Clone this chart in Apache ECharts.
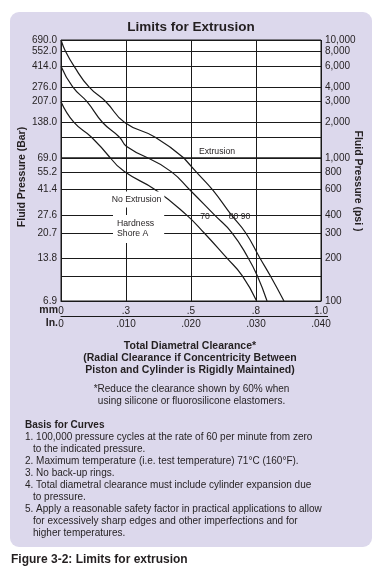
<!DOCTYPE html>
<html>
<head>
<meta charset="utf-8">
<script src="https://cdn.jsdelivr.net/npm/echarts@6/dist/echarts.min.js"></script>
<style>
html,body{margin:0;padding:0;background:#fff;}
#chart{width:380px;height:573px;}
</style>
</head>
<body>
<div id="chart"></div>
<script>
// ---- data ----
// pressure grid lines (psi) with their bar / psi labels
const psiTicks      = [10000, 8000, 6000, 4000, 3000, 2000, 1500, 1000, 800, 600, 400, 300, 200, 150, 100];
const barTickLabels = ['690.0','552.0','414.0','276.0','207.0','138.0','','69.0','55.2','41.4','27.6','20.7','13.8','','6.9'];
const psiTickLabels = ['10,000','8,000','6,000','4,000','3,000','2,000','','1,000','800','600','400','300','200','','100'];
// clearance axis (inches) and matching mm labels
const inchTicks  = [0, 0.010, 0.020, 0.030, 0.040];
const inchLabels = ['0', '.010', '.020', '.030', '.040'];
const mmLabels   = ['0', '.3', '.5', '.8', '1.0'];
// curves: hardness Shore A 70 / 80 / 90  (x = clearance in inches, y = pressure psi)
const psi70 = [3000, 2000, 1500, 1000, 800, 600, 400, 300, 200, 150, 100];
const in70  = [0, 0.0020, 0.0047, 0.0076, 0.0098, 0.0145, 0.0193, 0.0220, 0.0255, 0.0279, 0.0301];
const psi80 = [6000, 4000, 3000, 2000, 1500, 1250, 1000, 800, 600, 400, 300, 200, 150, 100];
const in80  = [0, 0.0018, 0.0040, 0.0064, 0.0090, 0.0101, 0.0134, 0.0170, 0.0198, 0.0236, 0.0263, 0.0288, 0.0302, 0.0317];
const psi90 = [10000, 8000, 6000, 4000, 3000, 2000, 1500, 1000, 800, 600, 400, 300, 200, 150, 100];
const in90  = [0, 0.0007, 0.0020, 0.0043, 0.0069, 0.0098, 0.0145, 0.0189, 0.0208, 0.0233, 0.0262, 0.0284, 0.0306, 0.0322, 0.0343];
const hardness = ['70', '80', '90'];

const notes = [
  '1. 100,000 pressure cycles at the rate of 60 per minute from zero',
  '   to the indicated pressure.',
  '2. Maximum temperature (i.e. test temperature) 71°C (160°F).',
  '3. No back-up rings.',
  '4. Total diametral clearance must include cylinder expansion due',
  '   to pressure.',
  '5. Apply a reasonable safety factor in practical applications to allow',
  '   for excessively sharp edges and other imperfections and for',
  '   higher temperatures.'
];

// ---- chart ----
const FONT = "'Liberation Sans', Arial, Helvetica, sans-serif";
const INK = '#231f20';
const chart = echarts.init(document.getElementById('chart'), null, {renderer: 'canvas'});

function pairs(xs, ys, keep) {
  const out = [];
  for (let i = 0; i < xs.length; i++) if (keep(ys[i])) out.push([xs[i], ys[i]]);
  return out;
}
const curves = [[in70, psi70], [in80, psi80], [in90, psi90]];
const upperKeep = v => v >= 1000;
const lowerKeep = v => v <= 1000;
const lowerTickKeep = v => v < 1000;

function gridLines(keep, labels, pos, visible) {
  const data = [];
  psiTicks.forEach((v, i) => {
    if (!keep(v)) return;
    data.push({yAxis: v, label: {show: labels[i] !== '', formatter: labels[i]}});
  });
  return {
    silent: true, animation: false, symbol: ['none', 'none'],
    emphasis: {disabled: true},
    lineStyle: {color: visible ? '#1a1a1a' : 'rgba(0,0,0,0)', width: 1, type: 'solid'},
    label: {position: pos, distance: 4, color: INK, fontSize: 10, fontFamily: FONT},
    data: data
  };
}

const series = [];
curves.forEach((c, k) => {
  series.push({
    type: 'line', name: hardness[k] + 'u', xAxisIndex: 0, yAxisIndex: 0,
    data: pairs(c[0], c[1], upperKeep), showSymbol: false, smooth: 0.5,
    lineStyle: {color: '#1a1a1a', width: 1.2}, silent: true, animation: false,
    markLine: k === 0 ? gridLines(upperKeep, barTickLabels, 'start', true)
            : k === 1 ? gridLines(upperKeep, psiTickLabels, 'end', false) : undefined
  });
  series.push({
    type: 'line', name: hardness[k] + 'l', xAxisIndex: 1, yAxisIndex: 1,
    data: pairs(c[0], c[1], lowerKeep), showSymbol: false, smooth: 0.5,
    lineStyle: {color: '#1a1a1a', width: 1.2}, silent: true, animation: false,
    markLine: k === 0 ? gridLines(lowerTickKeep, barTickLabels, 'start', true)
            : k === 1 ? gridLines(lowerTickKeep, psiTickLabels, 'end', false) : undefined
  });
});

function xAxisBase(grid) {
  return {
    type: 'value', gridIndex: grid, min: 0, max: 0.04, interval: 0.01,
    axisTick: {show: false},
    splitLine: {show: true, lineStyle: {color: '#1a1a1a', width: 1}}
  };
}
const labelIdx = v => Math.round(v * 100);

function txt(text, x, y, o) {
  o = o || {};
  const st = {
    text: text, x: 0, y: 0, fill: INK,
    font: (o.bold ? 'bold ' : '') + (o.size || 10) + 'px ' + FONT,
    align: o.align || 'center', verticalAlign: 'middle'
  };
  if (o.lh) st.lineHeight = o.lh;
  if (o.bg) { st.backgroundColor = o.bg; st.padding = o.pad; }
  return {type: 'text', x: x, y: y, rotation: o.rot || 0, z: 50, silent: true, style: st};
}

const graphics = [
  {type: 'rect', z: -100, silent: true, shape: {x: 10, y: 12, width: 362, height: 535, r: 9}, style: {fill: '#dcd8ec'}},
  {type: 'line', z: 50, silent: true, shape: {x1: 321, y1: 316.5, x2: 328, y2: 316.5}, style: {stroke: '#1a1a1a', lineWidth: 1}},
  txt('Limits for Extrusion', 191, 27, {bold: true, size: 13.5}),
  txt('Fluid Pressure (Bar)', 22, 177, {bold: true, size: 10.5, rot: Math.PI / 2}),
  txt('Fluid Pressure (psi )', 358, 181, {bold: true, size: 10.5, rot: -Math.PI / 2}),
  txt('mm', 58, 310, {bold: true, size: 10.5, align: 'right'}),
  txt('In.', 58, 323.5, {bold: true, size: 10.5, align: 'right'}),
  txt('Extrusion', 217, 152, {size: 8.7}),
  txt('No Extrusion', 136.5, 199.5, {size: 8.7, bg: '#fff', pad: [4, 3, 3, 3]}),
  txt('Hardness\nShore A', 113, 229, {size: 8.7, align: 'left', lh: 10, bg: '#fff', pad: [4, 10, 4, 4]}),
  txt(hardness[0], 205, 217, {size: 8.7}),
  txt(hardness[1], 233.5, 217, {size: 8.7}),
  txt(hardness[2], 245.5, 217, {size: 8.7}),
  txt('Total Diametral Clearance*', 190, 346.5, {bold: true, size: 10.5}),
  txt('(Radial Clearance if Concentricity Between', 190, 358.5, {bold: true, size: 10.5}),
  txt('Piston and Cylinder is Rigidly Maintained)', 190, 370.5, {bold: true, size: 10.5}),
  txt('*Reduce the clearance shown by 60% when', 191.5, 389, {size: 10}),
  txt('using silicone or fluorosilicone elastomers.', 191.5, 401, {size: 10}),
  txt('Basis for Curves', 25, 425, {bold: true, size: 10, align: 'left'}),
  txt('Figure 3-2: Limits for extrusion', 11, 560, {bold: true, size: 12, align: 'left'})
];
notes.forEach((line, i) => {
  const indent = line.startsWith('   ');
  graphics.push(txt(line.trim(), indent ? 33 : 25, 437 + i * 12, {size: 10, align: 'left'}));
});

const option = {
  backgroundColor: '#ffffff',
  animation: false,
  textStyle: {fontFamily: FONT},
  grid: [
    {left: 61, top: 40, width: 260, height: 118, show: true, backgroundColor: '#fff', borderColor: '#1a1a1a', borderWidth: 1, containLabel: false},
    {left: 61, top: 158, width: 260, height: 143, show: true, backgroundColor: '#fff', borderColor: '#1a1a1a', borderWidth: 1, containLabel: false}
  ],
  xAxis: [
    Object.assign(xAxisBase(0), {axisLabel: {show: false}, axisLine: {show: false}}),
    Object.assign(xAxisBase(1), {
      position: 'bottom',
      axisLine: {show: true, lineStyle: {color: '#1a1a1a', width: 1}},
      axisLabel: {show: true, margin: 5, color: INK, fontSize: 10, fontFamily: FONT,
                  formatter: v => mmLabels[labelIdx(v)]}
    }),
    {
      type: 'value', gridIndex: 1, min: 0, max: 0.04, interval: 0.01, position: 'bottom', offset: 15,
      axisTick: {show: false}, splitLine: {show: false},
      axisLine: {show: true, lineStyle: {color: '#1a1a1a', width: 1}},
      axisLabel: {show: true, margin: 3, color: INK, fontSize: 10, fontFamily: FONT,
                  formatter: v => inchLabels[labelIdx(v)]}
    }
  ],
  yAxis: [
    {type: 'log', logBase: 10, gridIndex: 0, min: 1000, max: 10000,
     axisLine: {show: false}, axisTick: {show: false}, axisLabel: {show: false}, splitLine: {show: false}},
    {type: 'log', logBase: 10, gridIndex: 1, min: 100, max: 1000,
     axisLine: {show: false}, axisTick: {show: false}, axisLabel: {show: false}, splitLine: {show: false}}
  ],
  graphic: {elements: graphics},
  series: series
};
chart.setOption(option);
</script>
</body>
</html>
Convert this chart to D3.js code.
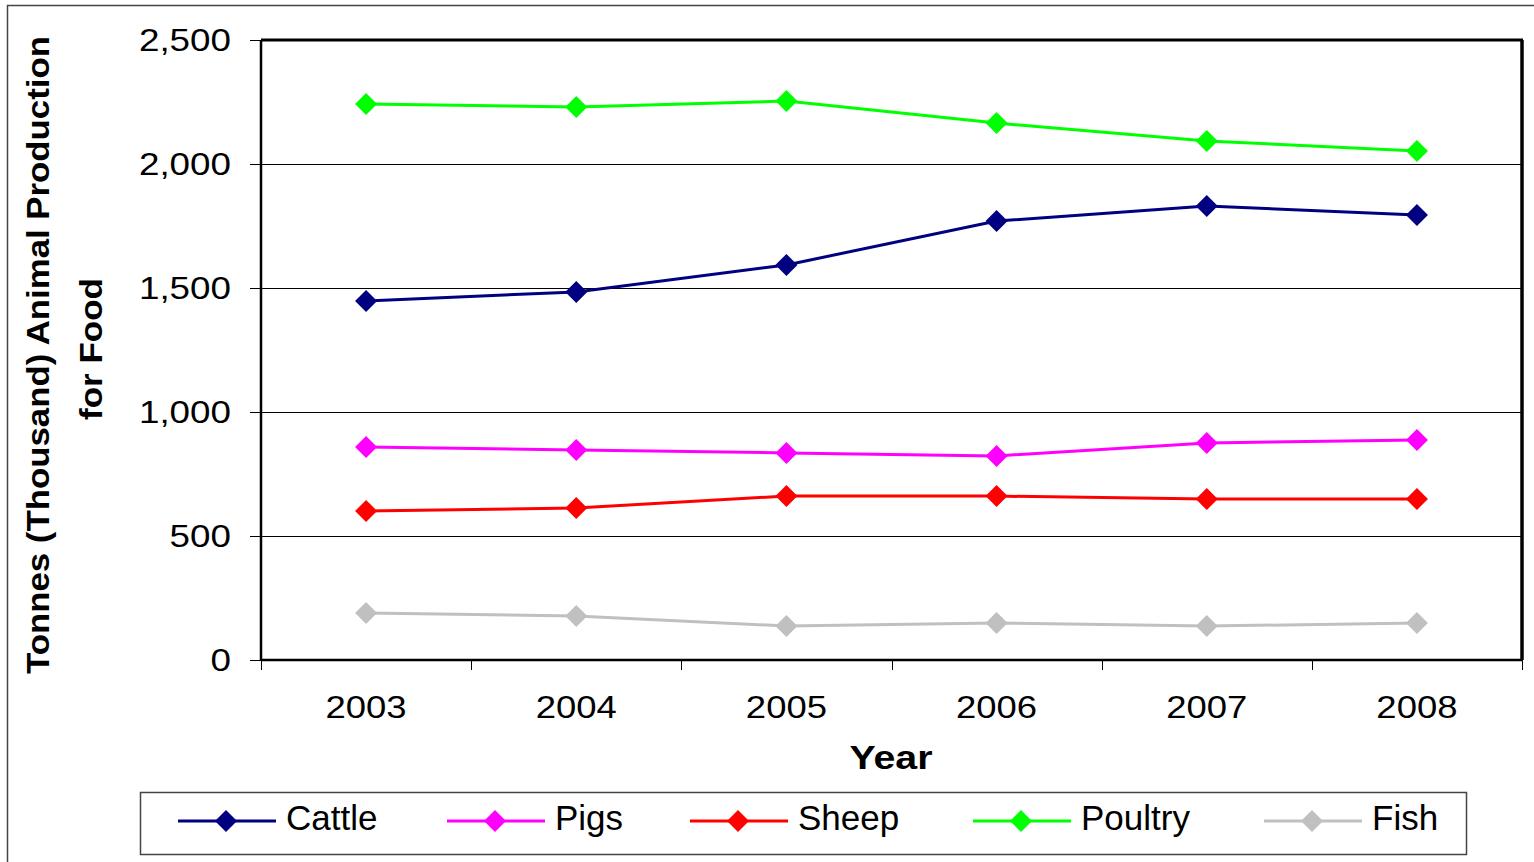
<!DOCTYPE html>
<html><head><meta charset="utf-8">
<script src="https://cdn.jsdelivr.net/npm/d3@7/dist/d3.min.js"></script>
<style>body{margin:0;background:#fff;}svg{display:block;font-family:"Liberation Sans",Arial,sans-serif;}</style>
</head><body>
<svg id="chart" width="1534" height="862"></svg>
<script>
const years = ["2003","2004","2005","2006","2007","2008"];
const cattle  = [1448,1484,1593,1770,1831,1794];
const pigs    = [859,847,835,823,875,887];
const sheep   = [601,613,661,661,649,649];
const poultry = [2242,2230,2254,2165,2093,2052];
const fish    = [190,177,137,149,137,149];
const yTicks  = [0,500,1000,1500,2000,2500];
const seriesNames = ["Cattle","Pigs","Sheep","Poultry","Fish"];
const seriesColors = ["#000080","#FF00FF","#FF0000","#00FF00","#C0C0C0"];
const seriesData = [cattle,pigs,sheep,poultry,fish];

const svg = d3.select("#chart");
const L=261,R=1522,T=40,B=660;
const x = d3.scaleBand().domain(years).range([L,R]);
const y = d3.scaleLinear().domain([0,2500]).range([B,T]);

// outer frame
svg.append("rect").attr("x",7.5).attr("y",5.5).attr("width",1540).attr("height",870)
  .attr("fill","none").attr("stroke","#444").attr("stroke-width",1.5);

// gridlines
svg.append("g").selectAll("line").data(yTicks.filter(d=>d>0&&d<2500)).join("line")
  .attr("x1",L).attr("x2",R).attr("y1",d=>Math.round(y(d))+0.5).attr("y2",d=>Math.round(y(d))+0.5)
  .attr("stroke","#000").attr("stroke-width",1);

// plot frame top/right
svg.append("line").attr("x1",L).attr("x2",R+1).attr("y1",T).attr("y2",T).attr("stroke","#000").attr("stroke-width",3);
svg.append("line").attr("x1",R).attr("x2",R).attr("y1",T).attr("y2",B).attr("stroke","#000").attr("stroke-width",3.5);

// y axis
const yAxis = svg.append("g").attr("transform",`translate(${L},0)`)
  .call(d3.axisLeft(y).tickValues(yTicks).tickFormat(d3.format(",")).tickSize(11).tickPadding(0));
yAxis.select(".domain").attr("stroke","#000").attr("stroke-width",2.5).attr("d",`M0,${T}V${B}`);
yAxis.selectAll(".tick line").attr("stroke","#000").attr("stroke-width",1);
yAxis.selectAll(".tick text").attr("font-size",32).attr("fill","#000")
  .attr("x",0).attr("dy","0.34em")
  .attr("transform","translate(-30,0) scale(1.15,1)");

// x axis
const xAxis = svg.append("g").attr("transform",`translate(0,${B})`)
  .call(d3.axisBottom(x).tickSize(0).tickPadding(0));
xAxis.select(".domain").attr("stroke","#000").attr("stroke-width",2.5).attr("d",`M${L},0H${R}`);
xAxis.selectAll(".tick text").attr("font-size",32).attr("fill","#000").attr("y",0).attr("dy",0)
  .attr("transform","translate(0,58) scale(1.14,1)");
const bounds = years.map(d=>x(d)).concat([R]);
xAxis.append("g").selectAll("line").data(bounds).join("line")
  .attr("x1",d=>Math.round(d)+0.5).attr("x2",d=>Math.round(d)+0.5).attr("y1",0).attr("y2",10).attr("stroke","#000").attr("stroke-width",1);

// axis titles
svg.append("text").attr("transform","translate(49,355) rotate(-90)").attr("text-anchor","middle")
  .attr("font-size",32).attr("font-weight","bold")
  .attr("textLength",638).attr("lengthAdjust","spacingAndGlyphs")
  .text("Tonnes (Thousand) Animal Production");
svg.append("text").attr("transform","translate(102,349) rotate(-90)").attr("text-anchor","middle")
  .attr("font-size",32).attr("font-weight","bold")
  .attr("textLength",142).attr("lengthAdjust","spacingAndGlyphs")
  .text("for Food");
svg.append("text").attr("x",891).attr("y",769).attr("text-anchor","middle")
  .attr("font-size",33).attr("font-weight","bold")
  .attr("textLength",83).attr("lengthAdjust","spacingAndGlyphs").text("Year");

// series
const diamond = s => `M0,${-s}L${s},0L0,${s}L${-s},0Z`;
const line = d3.line().x((d,i)=>x(years[i])+x.bandwidth()/2).y(d=>y(d));
seriesData.forEach((data,k)=>{
  const g = svg.append("g");
  g.append("path").datum(data).attr("d",line).attr("fill","none")
    .attr("stroke",seriesColors[k]).attr("stroke-width",3);
  g.selectAll("path.m").data(data).join("path").attr("class","m")
    .attr("d",diamond(11))
    .attr("transform",(d,i)=>`translate(${x(years[i])+x.bandwidth()/2},${y(d)})`)
    .attr("fill",seriesColors[k]);
});

// legend
svg.append("rect").attr("x",140.5).attr("y",792.5).attr("width",1326).attr("height",62)
  .attr("fill","#fff").attr("stroke","#444").attr("stroke-width",1.5);
const legX = [178,447,690,973,1264];
seriesNames.forEach((n,k)=>{
  const g = svg.append("g").attr("transform",`translate(${legX[k]},821)`);
  g.append("line").attr("x1",0).attr("x2",98).attr("stroke",seriesColors[k]).attr("stroke-width",3);
  g.append("path").attr("d",diamond(11)).attr("transform","translate(48,0)").attr("fill",seriesColors[k]);
  g.append("text").attr("x",108).attr("y",9).attr("font-size",35).attr("fill","#000").text(n);
});
</script>
</body></html>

» **Requirement**
Look through the entries above for the word "this". Copy every line where it shows up.

» **Correct answer**
Clone this chart in Apache ECharts.
Convert this chart to D3.js code.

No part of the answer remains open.